‏ Job 39:13

Job 39:13-18 13  The wing of the ostrich vibrates joyously,

Is she pious, wing and feather? 14  No, she leaveth her eggs in the earth

And broodeth over the dust, 15  Forgetting that a foot may crush them,

And the beast of the field trample them. 16  She treateth her young ones harshly as if they were not hers;

In vain is her labour, without her being distressed. 17  For Eloah hath caused her to forget wisdom,

And gave her no share of understanding. 18  At the time when she lasheth herself aloft,

She derideth the horse and horseman.

As the wild ass and the ox-like oryx cannot be tamed by man, and employed in his service like the domestic ass and ox, so the ostrich, although resembling the stork in its stilt-like structure, the colour of its feathers, and its gregarious life, still has characteristics totally different from those one ought to look for according to this similarity. רננים, a wail, prop. a tremulous shrill sound (vid., Job 39:23), is a name of the female ostrich, whose peculiar cry is called in Arabic zimâr (זמר). נעלס (from עלס, which in comparison with עלץ, עלז, rarely occurs) signifies to make gestures of joy. אם, Job 39:13, is an interrogative an; חסידה, pia, is a play upon the name of the stork, which is so called: pia instar ciconiae (on this figure of speech, comp.
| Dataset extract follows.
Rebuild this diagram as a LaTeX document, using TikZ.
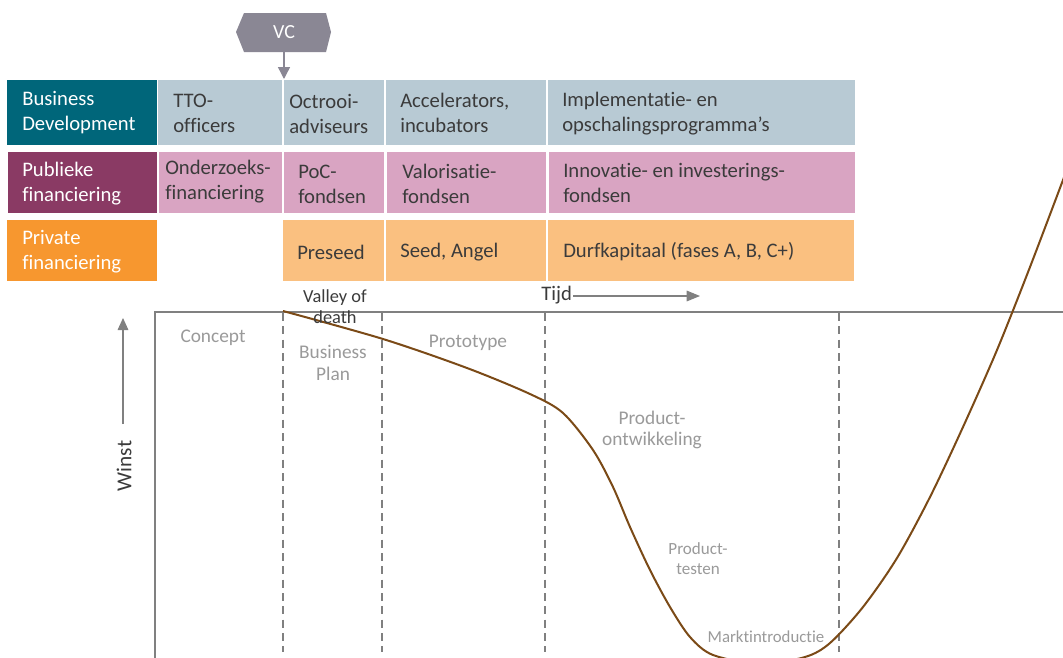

Mehren’s Rehtorik der Araber, S. 178). כּי, Job 39:14, establishes the negation implied in the question, as e.g., Isa 28:28. The idea is not that the hen-ostrich abandons the hatching of her eggs to the earth (עזב ל as Psa 16:10), and makes them “glow over the dust” (Schlottm.), for the maturing energy compensating for the sitting of the parent bird proceeds from the sun’s heat, which ought to have been mentioned; one would also expect a Hiph. instead of the Piel תּחמּם, which can be understood only of hatching by her own warmth. The hen-ostrich also really broods herself, although from time to time she abandons the חמּם to the sun.
It does, however, as it appears, actually occur, that the female leaves the work of hatching to the sun by day, and to the male at night, and does not sit at all herself; vid., Funke’s Naturgeschichte, revised by Taschenberg (1864), S. 243f.

That which contrasts with the φιλοστοργία of the stork, which is here made prominent, is that she lays here eggs in a hole in the ground, and partly, when the nest is full, above round about it, while חסידה ברושׁים ביתה, Psa 104:17. רננים is construed in accordance with its meaning as fem. sing., Ew. §318, a. Since she acts thus, what next happens consistently therewith is told by the not aoristic but only consecutive ותּשׁכּח: and so she forgets that the foot may crush (זוּר, to press together, break by pressure, as הזּוּרה, Isa 59:5 = הזּוּרה, that which is crushed, comp. לנה = לנה, Zec 5:4) them (i.e., the eggs, Ges. §146, 3), and the beast of the field may trample them down, crush them (דּוּשׁ as Arab. dâs, to crush by treading upon anything, to tread out).